__GIVEN EXERCISE__
Copy everything in the listing below word for word, apart from any images.

========

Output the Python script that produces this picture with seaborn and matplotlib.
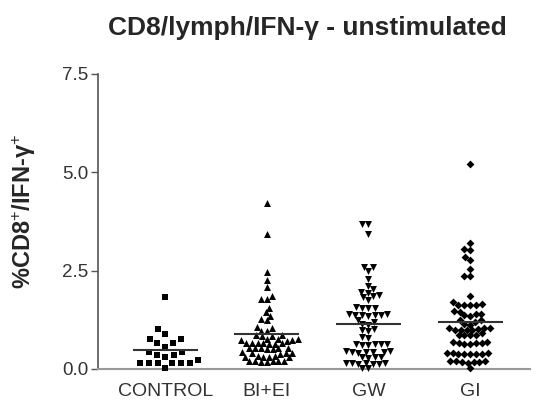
import matplotlib
matplotlib.use("Agg")
import matplotlib.pyplot as plt
import seaborn as sns
import pandas as pd
import numpy as np

categories = ["CONTROL", "BI+EI", "GW", "GI"]

control = [1.83, 1.02, 0.89, 0.76, 0.76, 0.66, 0.66, 0.56, 0.43, 0.43, 0.36, 0.36,
           0.30, 0.23, 0.15, 0.15, 0.15, 0.14, 0.15, 0.15, 0.03]

bi_ei = [4.21, 3.42, 2.46, 2.26, 2.07, 1.77, 1.85, 1.78, 1.56, 1.44, 1.35, 1.24, 1.26,
         1.07, 0.97, 0.97, 1.03,
         0.86, 0.84, 0.85, 0.83,
         0.75, 0.76, 0.73, 0.74, 0.76, 0.72,
         0.65, 0.66, 0.64, 0.65, 0.67, 0.63, 0.65,
         0.54, 0.53, 0.51, 0.52, 0.54, 0.50, 0.52,
         0.40, 0.41, 0.39, 0.40, 0.42,
         0.31, 0.32, 0.30, 0.31, 0.33, 0.29,
         0.19, 0.20, 0.18, 0.19, 0.21, 0.17, 0.19]

gw = [3.68, 3.68, 3.42, 2.60, 2.50, 2.60, 2.28, 2.11,
      2.02, 1.94, 1.85, 1.82, 1.88, 1.96, 1.75,
      1.55, 1.54, 1.56, 1.57,
      1.37, 1.36, 1.35, 1.38, 1.39, 1.36, 1.40,
      1.20, 1.25, 1.12, 1.15,
      0.99, 1.02, 0.97,
      0.79, 0.80,
      0.62, 0.63, 0.60, 0.61, 0.64, 0.62,
      0.43, 0.42, 0.45, 0.41, 0.43, 0.44, 0.46,
      0.30, 0.29, 0.28, 0.31,
      0.14, 0.13, 0.12, 0.14, 0.15, 0.13, 0.14,
      0.02, 0.02]

gi = [5.20, 3.05, 3.02, 3.20, 2.77, 2.85, 2.54, 2.36, 2.36, 1.86,
      1.66, 1.62, 1.62, 1.63, 1.63, 1.70,
      1.45, 1.40, 1.35, 1.36, 1.40, 1.47,
      1.23, 1.15, 1.20, 1.12, 1.23,
      1.00, 0.98, 1.03, 1.03, 1.03, 1.01, 0.99, 1.00,
      0.85, 0.87, 0.85, 0.87, 0.90,
      0.68, 0.66, 0.65, 0.64, 0.63, 0.65, 0.68,
      0.40, 0.40, 0.38, 0.37, 0.39, 0.41, 0.37, 0.38,
      0.20, 0.19, 0.18, 0.16, 0.18, 0.19, 0.18, 0.03]

groups = [control, bi_ei, gw, gi]
markers = ["s", "^", "v", "D"]
swarm_sizes = [6.0, 4.0, 4.2, 4.0]
display_sizes = [4.6, 5.0, 5.0, 4.0]

df = pd.DataFrame({
    "group": np.concatenate([[c] * len(v) for c, v in zip(categories, groups)]),
    "value": np.concatenate(groups),
})

sns.set_theme(style="ticks")
plt.rcParams["font.family"] = ["Liberation Sans", "DejaVu Sans"]
plt.rcParams["mathtext.fontset"] = "custom"
plt.rcParams["mathtext.rm"] = "Liberation Sans"
plt.rcParams["mathtext.it"] = "Liberation Sans:italic"
plt.rcParams["mathtext.bf"] = "Liberation Sans:bold"

fig = plt.figure(figsize=(5.36, 4.04), dpi=100)
ax = fig.add_axes([0.183, 0.087, 0.806, 0.730])

swarm_colls = []
for cat, mk, ssz, dsz in zip(categories, markers, swarm_sizes, display_sizes):
    sub = df[df["group"] == cat]
    n_before = len(ax.collections)
    sns.swarmplot(data=sub, x="group", y="value", order=categories, marker=mk,
                  color="black", size=ssz, ax=ax, clip_on=False, linewidth=0,
                  warn_thresh=1.0)
    for coll in ax.collections[n_before:]:
        swarm_colls.append((coll, dsz))

means = df.groupby("group")["value"].mean().reindex(categories)
for i, m in enumerate(means):
    ax.hlines(m, i - 0.32, i + 0.32, color="#333333", lw=1.5, zorder=5)

ax.set_ylim(0, 7.5)
ax.set_xlim(-0.66, 3.59)
ax.set_yticks([0.0, 2.5, 5.0, 7.5])
ax.set_yticklabels(["0.0", "2.5", "5.0", "7.5"])
ax.tick_params(axis="y", length=5, width=1, color="#555555", labelsize=13.5,
               labelcolor="#333333", pad=2)
ax.tick_params(axis="x", length=0, labelsize=14, labelcolor="#333333", pad=10)
for s in ["top", "right"]:
    ax.spines[s].set_visible(False)
ax.spines["left"].set_color("#555555")
ax.spines["bottom"].set_color("#999999")
ax.spines["left"].set_linewidth(1.2)
ax.spines["bottom"].set_linewidth(1.5)
ax.set_xlabel("")
ax.set_ylabel("%CD8$^{+}$/IFN-γ$^{+}$", fontsize=17, fontweight="bold")
ax.yaxis.set_label_coords(-0.14, 0.535)
fig.text(0.574, 0.93, "CD8/lymph/IFN-γ - unstimulated", ha="center", va="center",
         fontsize=19, fontweight="bold")

# compute swarm layout once, then freeze positions and set final marker sizes
fig.canvas.draw()
for coll, dsz in swarm_colls:
    if "draw" in coll.__dict__:
        del coll.__dict__["draw"]
    coll.set_sizes([dsz ** 2])

fig.savefig("out.png", dpi=100)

========

__THE COMPLETED TASK__
Output the Python script that produces this picture with seaborn and matplotlib.
import matplotlib
matplotlib.use("Agg")
import matplotlib.pyplot as plt
import seaborn as sns
import pandas as pd
import numpy as np

categories = ["CONTROL", "BI+EI", "GW", "GI"]

control = [1.83, 1.02, 0.89, 0.76, 0.76, 0.66, 0.66, 0.56, 0.43, 0.43, 0.36, 0.36,
           0.30, 0.23, 0.15, 0.15, 0.15, 0.14, 0.15, 0.15, 0.03]

bi_ei = [4.21, 3.42, 2.46, 2.26, 2.07, 1.77, 1.85, 1.78, 1.56, 1.44, 1.35, 1.24, 1.26,
         1.07, 0.97, 0.97, 1.03,
         0.86, 0.84, 0.85, 0.83,
         0.75, 0.76, 0.73, 0.74, 0.76, 0.72,
         0.65, 0.66, 0.64, 0.65, 0.67, 0.63, 0.65,
         0.54, 0.53, 0.51, 0.52, 0.54, 0.50, 0.52,
         0.40, 0.41, 0.39, 0.40, 0.42,
         0.31, 0.32, 0.30, 0.31, 0.33, 0.29,
         0.19, 0.20, 0.18, 0.19, 0.21, 0.17, 0.19]

gw = [3.68, 3.68, 3.42, 2.60, 2.50, 2.60, 2.28, 2.11,
      2.02, 1.94, 1.85, 1.82, 1.88, 1.96, 1.75,
      1.55, 1.54, 1.56, 1.57,
      1.37, 1.36, 1.35, 1.38, 1.39, 1.36, 1.40,
      1.20, 1.25, 1.12, 1.15,
      0.99, 1.02, 0.97,
      0.79, 0.80,
      0.62, 0.63, 0.60, 0.61, 0.64, 0.62,
      0.43, 0.42, 0.45, 0.41, 0.43, 0.44, 0.46,
      0.30, 0.29, 0.28, 0.31,
      0.14, 0.13, 0.12, 0.14, 0.15, 0.13, 0.14,
      0.02, 0.02]

gi = [5.20, 3.05, 3.02, 3.20, 2.77, 2.85, 2.54, 2.36, 2.36, 1.86,
      1.66, 1.62, 1.62, 1.63, 1.63, 1.70,
      1.45, 1.40, 1.35, 1.36, 1.40, 1.47,
      1.23, 1.15, 1.20, 1.12, 1.23,
      1.00, 0.98, 1.03, 1.03, 1.03, 1.01, 0.99, 1.00,
      0.85, 0.87, 0.85, 0.87, 0.90,
      0.68, 0.66, 0.65, 0.64, 0.63, 0.65, 0.68,
      0.40, 0.40, 0.38, 0.37, 0.39, 0.41, 0.37, 0.38,
      0.20, 0.19, 0.18, 0.16, 0.18, 0.19, 0.18, 0.03]

groups = [control, bi_ei, gw, gi]
markers = ["s", "^", "v", "D"]
swarm_sizes = [6.0, 4.0, 4.2, 4.0]
display_sizes = [4.6, 5.0, 5.0, 4.0]

df = pd.DataFrame({
    "group": np.concatenate([[c] * len(v) for c, v in zip(categories, groups)]),
    "value": np.concatenate(groups),
})

sns.set_theme(style="ticks")
plt.rcParams["font.family"] = ["Liberation Sans", "DejaVu Sans"]
plt.rcParams["mathtext.fontset"] = "custom"
plt.rcParams["mathtext.rm"] = "Liberation Sans"
plt.rcParams["mathtext.it"] = "Liberation Sans:italic"
plt.rcParams["mathtext.bf"] = "Liberation Sans:bold"

fig = plt.figure(figsize=(5.36, 4.04), dpi=100)
ax = fig.add_axes([0.183, 0.087, 0.806, 0.730])

swarm_colls = []
for cat, mk, ssz, dsz in zip(categories, markers, swarm_sizes, display_sizes):
    sub = df[df["group"] == cat]
    n_before = len(ax.collections)
    sns.swarmplot(data=sub, x="group", y="value", order=categories, marker=mk,
                  color="black", size=ssz, ax=ax, clip_on=False, linewidth=0,
                  warn_thresh=1.0)
    for coll in ax.collections[n_before:]:
        swarm_colls.append((coll, dsz))

means = df.groupby("group")["value"].mean().reindex(categories)
for i, m in enumerate(means):
    ax.hlines(m, i - 0.32, i + 0.32, color="#333333", lw=1.5, zorder=5)

ax.set_ylim(0, 7.5)
ax.set_xlim(-0.66, 3.59)
ax.set_yticks([0.0, 2.5, 5.0, 7.5])
ax.set_yticklabels(["0.0", "2.5", "5.0", "7.5"])
ax.tick_params(axis="y", length=5, width=1, color="#555555", labelsize=13.5,
               labelcolor="#333333", pad=2)
ax.tick_params(axis="x", length=0, labelsize=14, labelcolor="#333333", pad=10)
for s in ["top", "right"]:
    ax.spines[s].set_visible(False)
ax.spines["left"].set_color("#555555")
ax.spines["bottom"].set_color("#999999")
ax.spines["left"].set_linewidth(1.2)
ax.spines["bottom"].set_linewidth(1.5)
ax.set_xlabel("")
ax.set_ylabel("%CD8$^{+}$/IFN-γ$^{+}$", fontsize=17, fontweight="bold")
ax.yaxis.set_label_coords(-0.14, 0.535)
fig.text(0.574, 0.93, "CD8/lymph/IFN-γ - unstimulated", ha="center", va="center",
         fontsize=19, fontweight="bold")

# compute swarm layout once, then freeze positions and set final marker sizes
fig.canvas.draw()
for coll, dsz in swarm_colls:
    if "draw" in coll.__dict__:
        del coll.__dict__["draw"]
    coll.set_sizes([dsz ** 2])

fig.savefig("out.png", dpi=100)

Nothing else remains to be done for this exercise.